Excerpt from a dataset
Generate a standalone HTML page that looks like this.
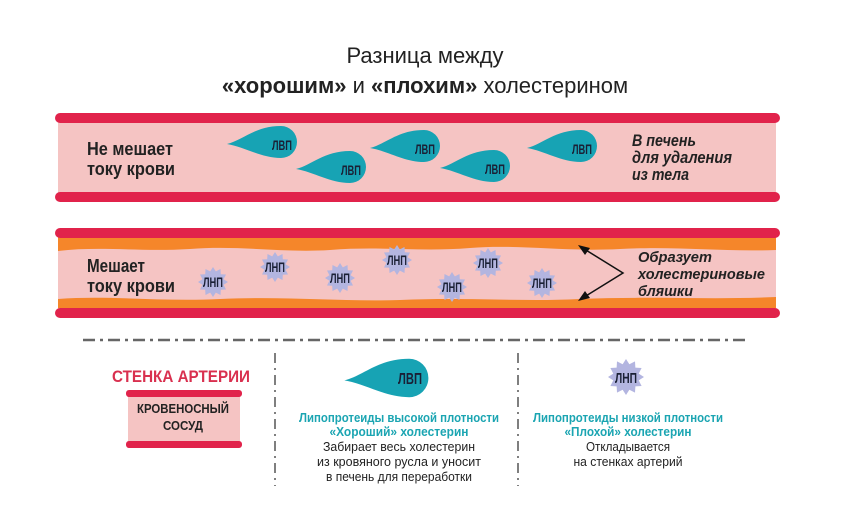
<!DOCTYPE html>
<html><head><meta charset="utf-8"><style>
html,body{margin:0;padding:0;background:#fff;}
svg{display:block;}
.c{font-family:"Liberation Sans","DejaVu Sans",sans-serif;}
</style></head><body>
<svg width="841" height="516" viewBox="0 0 841 516" xmlns="http://www.w3.org/2000/svg">
<defs>
<path id="drop" d="M-58,2 C-42,-2 -30,-16 -4,-16 A16 16 0 1 1 -4,16 C-24,16 -40,5 -58,2 Z" fill="#17a3b4"/>
<polygon id="star" fill="#b3b5e0" points="15,0 10.6,2.8 13,7.5 7.8,7.8 7.5,13 2.8,10.6 0,15 -2.8,10.6 -7.5,13 -7.8,7.8 -13,7.5 -10.6,2.8 -15,0 -10.6,-2.8 -13,-7.5 -7.8,-7.8 -7.5,-13 -2.8,-10.6 0,-15 2.8,-10.6 7.5,-13 7.8,-7.8 13,-7.5 10.6,-2.8"/>
</defs>

<text x="425" y="63" text-anchor="middle" font-family="Liberation Sans, sans-serif" font-size="22" fill="#222">Разница между</text>
<text x="425" y="93" text-anchor="middle" font-family="Liberation Sans, sans-serif" font-size="22" fill="#222"><tspan font-weight="bold">«хорошим»</tspan> и <tspan font-weight="bold">«плохим»</tspan> холестерином</text>

<!-- Top vessel -->
<rect x="58" y="120" width="718" height="74" fill="#f5c4c3"/>
<rect x="55" y="113" width="725" height="10" rx="5" fill="#e1234b"/>
<rect x="55" y="192" width="725" height="10" rx="5" fill="#e1234b"/>
<g class="c" font-weight="bold" fill="#222">
<text x="87" y="155" font-size="18" textLength="86" lengthAdjust="spacingAndGlyphs">Не мешает</text>
<text x="87" y="175" font-size="18" textLength="88" lengthAdjust="spacingAndGlyphs">току крови</text>
</g>

<g class="c" font-size="14" font-weight="bold" fill="#1a2035" text-anchor="middle">
<use href="#drop" x="285" y="142"/><text x="282" y="150" textLength="20" lengthAdjust="spacingAndGlyphs">ЛВП</text>
<use href="#drop" x="354" y="167"/><text x="351" y="175" textLength="20" lengthAdjust="spacingAndGlyphs">ЛВП</text>
<use href="#drop" x="428" y="146"/><text x="425" y="154" textLength="20" lengthAdjust="spacingAndGlyphs">ЛВП</text>
<use href="#drop" x="498" y="166"/><text x="495" y="174" textLength="20" lengthAdjust="spacingAndGlyphs">ЛВП</text>
<use href="#drop" x="585" y="146"/><text x="582" y="154" textLength="20" lengthAdjust="spacingAndGlyphs">ЛВП</text>
</g>

<g class="c" font-size="17" font-style="italic" font-weight="bold" fill="#222">
<text x="632" y="146" textLength="64" lengthAdjust="spacingAndGlyphs">В печень</text>
<text x="632" y="163" textLength="100" lengthAdjust="spacingAndGlyphs">для удаления</text>
<text x="632" y="180" textLength="57" lengthAdjust="spacingAndGlyphs">из тела</text>
</g>

<!-- Bottom vessel -->
<rect x="58" y="236" width="718" height="74" fill="#f5c4c3"/>
<path d="M58,236 L776,236 L776,250 C720,252 680,246 620,249 C560,252 520,244 470,248 C420,252 380,246 330,250 C280,253 240,245 190,249 C140,252 100,246 58,251 Z" fill="#f5862a"/>
<path d="M58,299 C110,295 160,302 220,299 C290,296 340,302 400,300 C470,297 520,302 580,299 C650,296 710,300 776,297 L776,308 L58,308 Z" fill="#f5862a"/>
<rect x="55" y="228" width="725" height="10" rx="5" fill="#e1234b"/>
<rect x="55" y="308" width="725" height="10" rx="5" fill="#e1234b"/>
<g class="c" font-weight="bold" fill="#222">
<text x="87" y="272" font-size="18" textLength="58" lengthAdjust="spacingAndGlyphs">Мешает</text>
<text x="87" y="292" font-size="18" textLength="88" lengthAdjust="spacingAndGlyphs">току крови</text>
</g>

<g class="c" font-size="14" font-weight="bold" fill="#1a2035" text-anchor="middle">
<use href="#star" x="213" y="282"/><text x="213" y="287" textLength="20" lengthAdjust="spacingAndGlyphs">ЛНП</text>
<use href="#star" x="275" y="267"/><text x="275" y="272" textLength="20" lengthAdjust="spacingAndGlyphs">ЛНП</text>
<use href="#star" x="340" y="278"/><text x="340" y="283" textLength="20" lengthAdjust="spacingAndGlyphs">ЛНП</text>
<use href="#star" x="397" y="260"/><text x="397" y="265" textLength="20" lengthAdjust="spacingAndGlyphs">ЛНП</text>
<use href="#star" x="452" y="287"/><text x="452" y="292" textLength="20" lengthAdjust="spacingAndGlyphs">ЛНП</text>
<use href="#star" x="488" y="263"/><text x="488" y="268" textLength="20" lengthAdjust="spacingAndGlyphs">ЛНП</text>
<use href="#star" x="542" y="283"/><text x="542" y="288" textLength="20" lengthAdjust="spacingAndGlyphs">ЛНП</text>
</g>

<polyline points="581,247 623,273 581,299" fill="none" stroke="#111" stroke-width="1.5"/>
<polygon points="578,245 590,248 585,255" fill="#111"/>
<polygon points="578,301 585,291 590,298" fill="#111"/>
<g class="c" font-size="15" font-style="italic" font-weight="bold" fill="#222">
<text x="638" y="262" textLength="74" lengthAdjust="spacingAndGlyphs">Образует</text>
<text x="638" y="279" textLength="127" lengthAdjust="spacingAndGlyphs">холестериновые</text>
<text x="638" y="296" textLength="55" lengthAdjust="spacingAndGlyphs">бляшки</text>
</g>

<!-- Separators -->
<line x1="83" y1="340" x2="745" y2="340" stroke="#666" stroke-width="2.5" stroke-dasharray="12,5,3,5"/>
<line x1="275" y1="353" x2="275" y2="486" stroke="#555" stroke-width="1.5" stroke-dasharray="10,5,2,5"/>
<line x1="518" y1="353" x2="518" y2="486" stroke="#555" stroke-width="1.5" stroke-dasharray="10,5,2,5"/>

<!-- Legend left -->
<text class="c" x="181" y="382" text-anchor="middle" font-size="17" font-weight="bold" fill="#d9304f" textLength="138" lengthAdjust="spacingAndGlyphs">СТЕНКА АРТЕРИИ</text>
<rect x="128" y="395" width="112" height="48" fill="#f5c4c3"/>
<rect x="126" y="390" width="116" height="7" rx="3" fill="#e1234b"/>
<rect x="126" y="441" width="116" height="7" rx="3" fill="#e1234b"/>
<text class="c" x="183" y="413" text-anchor="middle" font-size="13" font-weight="bold" fill="#222" textLength="92" lengthAdjust="spacingAndGlyphs">КРОВЕНОСНЫЙ</text>
<text class="c" x="183" y="430" text-anchor="middle" font-size="13" font-weight="bold" fill="#222" textLength="40" lengthAdjust="spacingAndGlyphs">СОСУД</text>

<!-- Legend middle -->
<use href="#drop" transform="translate(414,378) scale(1.2)"/>
<text class="c" x="410" y="384" text-anchor="middle" font-size="16" font-weight="bold" fill="#1a2035" textLength="24" lengthAdjust="spacingAndGlyphs">ЛВП</text>
<g class="c" text-anchor="middle" font-size="13">
<text x="399" y="422" font-weight="bold" fill="#1ba5b2" textLength="200" lengthAdjust="spacingAndGlyphs">Липопротеиды высокой плотности</text>
<text x="399" y="436" font-weight="bold" fill="#1ba5b2" textLength="139" lengthAdjust="spacingAndGlyphs">«Хороший» холестерин</text>
<text x="399" y="451" fill="#222" textLength="152" lengthAdjust="spacingAndGlyphs">Забирает весь холестерин</text>
<text x="399" y="466" fill="#222" textLength="164" lengthAdjust="spacingAndGlyphs">из кровяного русла и уносит</text>
<text x="399" y="481" fill="#222" textLength="146" lengthAdjust="spacingAndGlyphs">в печень для переработки</text>
</g>

<!-- Legend right -->
<use href="#star" transform="translate(626,377) scale(1.2)"/>
<text class="c" x="626" y="383" text-anchor="middle" font-size="15" font-weight="bold" fill="#1a2035" textLength="22" lengthAdjust="spacingAndGlyphs">ЛНП</text>
<g class="c" text-anchor="middle" font-size="13">
<text x="628" y="422" font-weight="bold" fill="#1ba5b2" textLength="190" lengthAdjust="spacingAndGlyphs">Липопротеиды низкой плотности</text>
<text x="628" y="436" font-weight="bold" fill="#1ba5b2" textLength="127" lengthAdjust="spacingAndGlyphs">«Плохой» холестерин</text>
<text x="628" y="451" fill="#222" textLength="84" lengthAdjust="spacingAndGlyphs">Откладывается</text>
<text x="628" y="466" fill="#222" textLength="109" lengthAdjust="spacingAndGlyphs">на стенках артерий</text>
</g>
</svg>
</body></html>
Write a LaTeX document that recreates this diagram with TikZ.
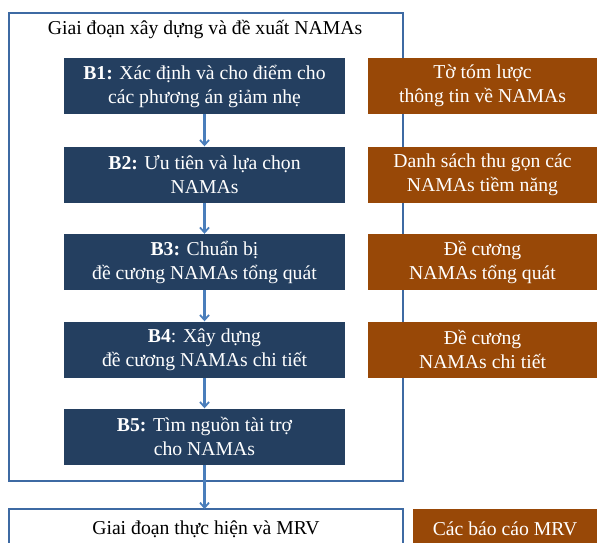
\documentclass[tikz,border=0pt]{standalone}
\usepackage{fontspec}
\setmainfont{Liberation Serif}
\usetikzlibrary{arrows.meta}
\definecolor{navy}{HTML}{243F60}
\definecolor{rust}{HTML}{984807}
\definecolor{frame}{HTML}{3E6AA3}
\definecolor{arr}{HTML}{4A7EBB}
\tikzset{
  stepbox/.style={fill=navy, text=white, minimum width=281pt, minimum height=56pt, align=center, inner sep=0pt, font=\fontsize{19.7}{24}\selectfont},
  outbox/.style={fill=rust, text=white, minimum width=229pt, minimum height=56pt, align=center, inner sep=0pt, font=\fontsize{19.7}{24}\selectfont},
  flow/.style={draw=arr, line width=2.3pt, -{Straight Barb[length=5pt,width=9pt,line width=1.8pt]}},
  phase/.style={draw=frame, line width=2pt},
  title/.style={font=\fontsize{19.7}{24}\selectfont, inner sep=0pt}
}
\begin{document}
\begin{tikzpicture}[x=1pt,y=-1pt]
\clip (0,0) rectangle (597,543);
\fill[white] (0,0) rectangle (597,543);
\draw[phase] (9,13) rectangle (403,481);
\node[title] (t1) at (205,29) {Giai đoạn xây dựng và đề xuất NAMAs};
\draw[phase] (9,550) -- (9,509) -- (403,509) -- (403,550);
\node[title] (t2) at (206,529) {Giai đoạn thực hiện và MRV};

\node[stepbox] (b1) at (204.5,86) {\textbf{B1:} Xác định và cho điểm cho\\các phương án giảm nhẹ};
\node[stepbox] (b2) at (204.5,174.5) {\textbf{B2:} Ưu tiên và lựa chọn\\NAMAs};
\node[stepbox] (b3) at (204.5,262) {\textbf{B3:} Chuẩn bị\\đề cương NAMAs tổng quát};
\node[stepbox] (b4) at (204.5,349.5) {\textbf{B4}: Xây dựng\\đề cương NAMAs chi tiết};
\node[stepbox] (b5) at (204.5,436.5) {\textbf{B5:} Tìm nguồn tài trợ\\cho NAMAs};

\node[outbox] (o1) at (482.5,86) {Tờ tóm lược\\thông tin về NAMAs};
\node[outbox] (o2) at (482.5,174.5) {Danh sách thu gọn các\\NAMAs tiềm năng};
\node[outbox] (o3) at (482.5,262) {Đề cương\\NAMAs tổng quát};
\node[outbox] (o4) at (482.5,349.5) {Đề cương\\NAMAs chi tiết};
\node[outbox, minimum width=184pt, minimum height=60pt, anchor=north] (o5) at (505,509) {};
\node[font=\fontsize{19.7}{24}\selectfont, text=white, inner sep=0pt] (o5t) at (505,529) {Các báo cáo MRV};

\coordinate (p) at (204.5,509);
\draw[flow] (b1) -- (b2);
\draw[flow] (b2) -- (b3);
\draw[flow] (b3) -- (b4);
\draw[flow] (b4) -- (b5);
\draw[flow] (b5.south) -- (p);
\end{tikzpicture}
\end{document}
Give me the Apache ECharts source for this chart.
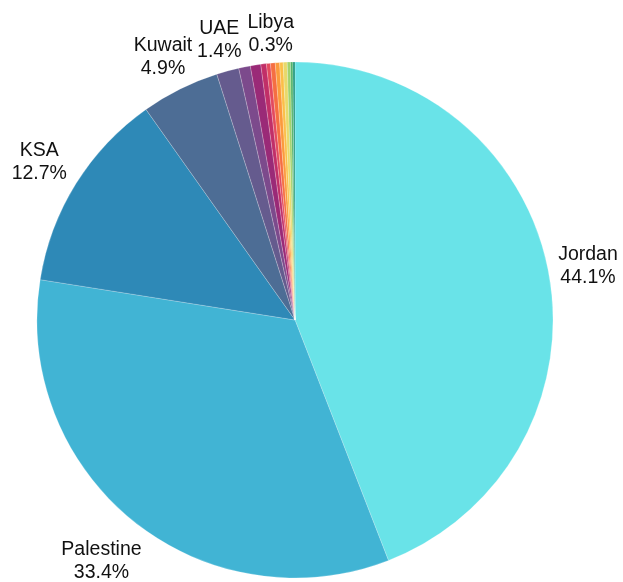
<!DOCTYPE html>
<html>
<head>
<meta charset="utf-8">
<script src="https://cdn.jsdelivr.net/npm/echarts@6/dist/echarts.min.js"></script>
<style>
html,body{margin:0;padding:0;background:#fff;}
#chart{width:623px;height:582px;}
</style>
</head>
<body>
<div id="chart"></div>
<script>
const countries = ['Jordan','Palestine','KSA','Kuwait','UAE','Qatar','Oman','Egypt','Bahrain','Libya','Iraq','Lebanon','Syria','Yemen','Sudan','Tunisia'];
const shares    = [44.1, 33.4, 12.7, 4.9, 1.4, 0.73, 0.65, 0.35, 0.25, 0.3, 0.27, 0.22, 0.25, 0.2, 0.15, 0.13];
const colors    = ['#69e3e8','#41b4d4','#2e89b7','#4d6d95','#655b8e','#7c4a8c','#9a2a77','#c12f68','#e34a5e','#f56e42','#fb9a3c','#fbbf48','#e8d96a','#a3d26d','#52b36a','#22997f'];
const labeled   = ['Jordan','Palestine','KSA','Kuwait','UAE','Libya'];

// fine placement nudges for the outside labels (pixels)
const labelNudge = {Jordan:[4,0], Palestine:[-9,12], KSA:[-6,-3], Kuwait:[-1,0], UAE:[1,4], Libya:[1,7]};

const mainData = countries.map((n,i)=>({name:n, value:shares[i], itemStyle:{color:colors[i]}}));
const labelData = countries.map((n,i)=>({
  name:n, value:shares[i],
  label: labeled.includes(n) ? {show:true, offset:labelNudge[n]} : {show:false}
}));

const chart = echarts.init(document.getElementById('chart'), null, {renderer:'canvas'});
chart.setOption({
  animation:false,
  backgroundColor:'#fff',
  series:[
    {
      type:'pie',
      center:[295,320],
      radius:[0,258],
      startAngle:90,
      clockwise:true,
      percentPrecision:1,
      label:{show:false},
      labelLine:{show:false},
      itemStyle:{borderColor:'rgba(255,255,255,0.35)',borderWidth:0.6},
      emphasis:{disabled:true},
      data:mainData
    },
    {
      type:'pie',
      center:[295,320],
      radius:[276,306],
      startAngle:90,
      clockwise:true,
      percentPrecision:1,
      silent:true,
      avoidLabelOverlap:false,
      labelLayout:{hideOverlap:false},
      itemStyle:{color:'rgba(0,0,0,0)'},
      label:{
        position:'inside',
        formatter:'{b}\n{d}%',
        fontFamily:'Liberation Sans, Arial, sans-serif',
        fontSize:19.5,
        lineHeight:23,
        color:'#111',
        align:'center'
      },
      labelLine:{show:false},
      emphasis:{disabled:true},
      data:labelData
    }
  ]
});
</script>
</body>
</html>
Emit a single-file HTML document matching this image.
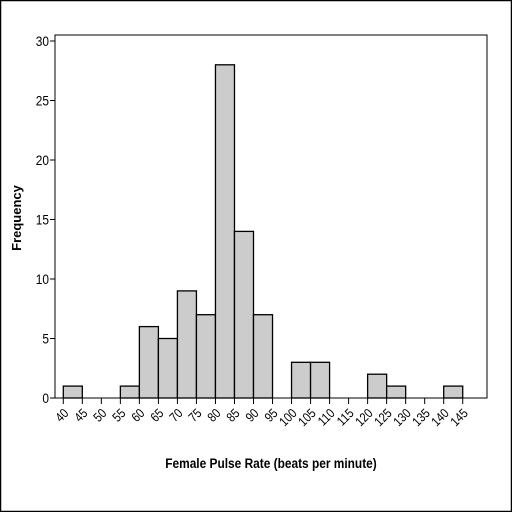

- **What is required**: From the data, list each line in which the string "that" appears.

- **The output**:
Generate a standalone HTML page that looks like this.
Write a LaTeX document that recreates this diagram with TikZ.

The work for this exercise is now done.